Project owners may copy searches to a different project (where they must also be an owner). To copy data, check the checkbox to the left of the search name(s) you wish to copy and click the “Copy Searches” button above the search list to see the following dialogue:
Projects to which you have permission to copy data are listed. Click on the project name to which the searches should be copied. Copied searches are treated independently with regards to the search name, comments, and other search metadata. For example, adding a comment or changing the name of the search in the new project will not affect the original search’s name or comments.
Project owners may move searches to a different project (where they must also be an owner). To move data, check the checkbox to the left of the search name(s) you wish to copy and click the “Move Searches” button above the search list to see the following dialogue:
Projects to which you have permission to copy data are listed. Click on the project name to which the searches should be copied. Moving a search will remove it from the current project and place it in the new project.

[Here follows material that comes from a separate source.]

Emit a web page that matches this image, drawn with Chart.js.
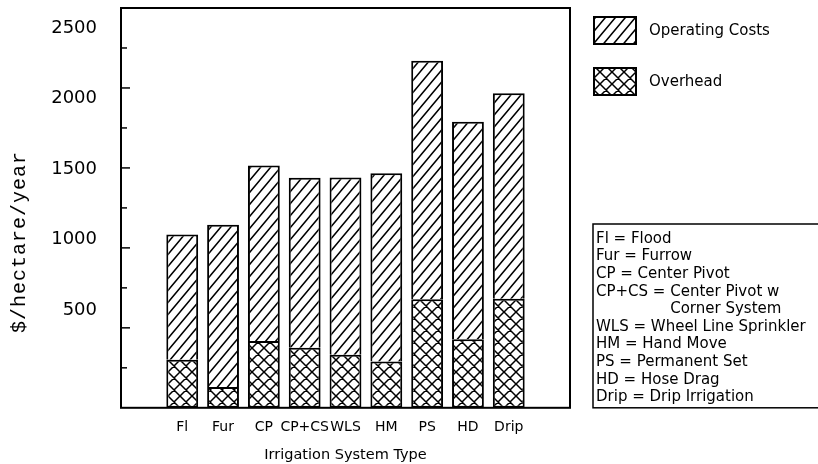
<!DOCTYPE html>
<html>
<head>
<meta charset="utf-8">
<script src="https://cdn.jsdelivr.net/npm/chart.js@4"></script>
<style>
  html, body { margin: 0; padding: 0; background: #fff; }
</style>
</head>
<body>
<canvas id="myChart" width="818" height="464"></canvas>
<script>
var categories = ["Fl", "Fur", "CP", "CP+CS", "WLS", "HM", "PS", "HD", "Drip"];
var overhead = [300, 130, 418, 376, 332, 290, 678, 428, 682];
var operatingCosts = [784, 1014, 1097, 1062, 1108, 1177, 1492, 1360, 1285];
var yTickLabels = [500, 1000, 1500, 2000, 2500];
var categoryNames = ["Flood", "Furrow", "Center Pivot", "Center Pivot w\nCorner System",
    "Wheel Line Sprinkler", "Hand Move", "Permanent Set", "Hose Drag", "Drip Irrigation"];

var canvas = document.getElementById("myChart");
var ctx = canvas.getContext("2d");

// hatch fills, like the old plotter patterns
function makePattern(w, h, cross) {
    var c = document.createElement("canvas");
    c.width = w; c.height = h;
    var g = c.getContext("2d");
    g.fillStyle = "#fff";
    g.fillRect(0, 0, w, h);
    g.strokeStyle = "#000";
    g.lineWidth = 1.5;
    g.beginPath();
    g.moveTo(-w, 2 * h); g.lineTo(2 * w, -h);
    g.moveTo(-w, h); g.lineTo(w, -h);
    g.moveTo(0, 2 * h); g.lineTo(2 * w, 0);
    if (cross) {
        g.moveTo(-w, -h); g.lineTo(2 * w, 2 * h);
        g.moveTo(0, -h); g.lineTo(2 * w, h);
        g.moveTo(-w, 0); g.lineTo(w, 2 * h);
    }
    g.stroke();
    return ctx.createPattern(c, "repeat");
}
var hatch = makePattern(10, 12, false);
var crossHatch = makePattern(12, 12, true);

const framePlugin = {
    id: "frame",
    afterDatasetsDraw(chart) {
        const c = chart.ctx;
        const area = chart.chartArea;
        const y = chart.scales.y;
        const yl = chart.scales.yl;
        c.save();
        c.strokeStyle = "#000";
        c.fillStyle = "#000";

        // plot frame
        c.lineWidth = 2;
        c.strokeRect(area.left, area.top, area.right - area.left, area.bottom - area.top);

        // inward ticks on the value axis
        c.lineWidth = 1.5;
        y.ticks.forEach(t => {
            if (t.value <= 0 || t.value >= 2500) return;
            const py = y.getPixelForValue(t.value);
            const len = t.value % 500 === 0 ? 9 : 6;
            c.beginPath();
            c.moveTo(area.left, py);
            c.lineTo(area.left + len, py);
            c.stroke();
        });

        // tick labels (printed a little off from the tick marks in the original)
        c.font = '18px "DejaVu Sans"';
        c.textAlign = "right";
        c.textBaseline = "middle";
        yl.ticks.forEach(t => {
            c.fillText(String(t.value), area.left - 24, yl.getPixelForValue(t.value));
        });

        // y title
        c.save();
        c.translate(20, (area.top + area.bottom) / 2 + 34);
        c.rotate(-Math.PI / 2);
        c.font = '20px "Liberation Mono"';
        c.letterSpacing = "1px";
        c.textAlign = "center";
        c.fillText("$/hectare/year", 0, 0);
        c.restore();

        // legend
        const lx = area.right + 24;
        const sets = chart.data.datasets.slice().reverse();
        c.font = '15px "DejaVu Sans"';
        c.textAlign = "left";
        c.lineWidth = 2;
        sets.forEach((ds, i) => {
            const top = 17 + i * 51;
            c.fillStyle = ds.backgroundColor;
            c.fillRect(lx, top, 42, 27);
            c.strokeRect(lx, top, 42, 27);
            c.fillStyle = "#000";
            c.fillText(ds.label, lx + 55, top + 14);
        });

        // abbreviation key
        const bx = area.right + 23;
        const by = 224;
        c.lineWidth = 1.5;
        c.strokeRect(bx, by, 300, area.bottom - by);
        c.font = '15px "DejaVu Sans"';
        let line = 0;
        categories.forEach((code, i) => {
            const head = code + " = ";
            const parts = categoryNames[i].split("\n");
            const indent = c.measureText(head).width;
            parts.forEach((p, j) => {
                const ty = by + 15 + line * 17.6;
                if (j === 0) c.fillText(head + p, bx + 3, ty);
                else c.fillText(p, bx + 3 + indent, ty);
                line++;
            });
        });
        c.restore();
    }
};

new Chart(ctx, {
    type: "bar",
    data: {
        datasets: [{
            label: "Overhead",
            data: overhead.map((v, i) => ({ x: i, y: v })),
            backgroundColor: crossHatch,
            borderColor: "#000",
            borderWidth: 2,
            borderSkipped: false,
            stack: "s",
            barPercentage: 0.78,
            categoryPercentage: 1
        }, {
            label: "Operating Costs",
            data: operatingCosts.map((v, i) => ({ x: i, y: v })),
            backgroundColor: hatch,
            borderColor: "#000",
            borderWidth: 2,
            borderSkipped: "bottom",
            stack: "s",
            barPercentage: 0.78,
            categoryPercentage: 1
        }]
    },
    options: {
        responsive: false,
        animation: false,
        layout: { padding: { left: 121, right: 248, top: 8, bottom: 0 } },
        plugins: {
            legend: { display: false },
            tooltip: { enabled: false }
        },
        scales: {
            x: {
                type: "linear",
                min: -1,
                max: 9,
                grid: { display: false, drawTicks: false },
                border: { display: false },
                ticks: {
                    stepSize: 1,
                    autoSkip: false,
                    maxRotation: 0,
                    padding: 11,
                    color: "#000",
                    font: { family: "DejaVu Sans", size: 14 },
                    callback: v => categories[v] || ""
                },
                title: {
                    display: true,
                    text: "Irrigation System Type",
                    color: "#000",
                    font: { family: "DejaVu Sans", size: 14.5 },
                    padding: { top: 0, bottom: 0 }
                }
            },
            y: {
                display: false,
                stacked: true,
                min: 0,
                max: 2500,
                ticks: { stepSize: 250 }
            },
            yl: {
                display: false,
                min: -195,
                max: 2642,
                afterBuildTicks: s => { s.ticks = yTickLabels.map(v => ({ value: v })); }
            }
        }
    },
    plugins: [framePlugin]
});
</script>
</body>
</html>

The “Organize Searches” button opens an interface for rearranging the search list and creating and placing searches inside of “folders” for improved organization when the project contains many searches.
Clicking the “Organize Searches” button opens the following dialog:
The right-hand panel is labeled “Search List”. This lists the searches contained in the currently-selected folder. To re-arrange the order in which searches are listed, click and drag the search to the desired order in the list. To see and re-arrange searches in another folder, click on the name of the folder in the left-hand panel.
The left panel is labeled “Folder List”. This is a list of the folders that have been created for organizing searches. Note: Searches not in any folder are listed here under a special folder named “Unfiled Searches”. Any searches in “Unfiled Searches” will not be placed into a folder when shown to users in the web application.
To create a new folder, click the “New Folder” button, type in the name of the new folder, and click “Add Folder.” In the following example, two folders have been created, “Control” and “Treatment.”
Folders may be deleted by clicking the small red “X” icon next to the folder name. Folder names may be edited by clicking the pencil icon. And folders may be re-arranged by clicking and dragging them to the desired position.
To place a search in a folder, first click on the folder name that currently contains the search (remember, searches not in folders are under “Unfiled Searches”). Then click the name of the search in the right-hand panel and drag it onto the row containing the folder in the left-hand panel and release the mouse button. This will “drop” that search into that folder.
When done, click the “Done Organizing Searches” button above the folder list to return to the normal interface.
In the following example, the StavroX and xQuest demo searches were added to the “Treatment” folder. The Crux demo search was left unfiled. And the user has clicked on the “Treatment” folder to view the searches listed under it.
Project owners may delete searches by clicking the red (X) icon to the right of the view data links. This will remove all data associated with that search from the database–use with care. Note that if this search was copied to another project, that copy search will not be deleted.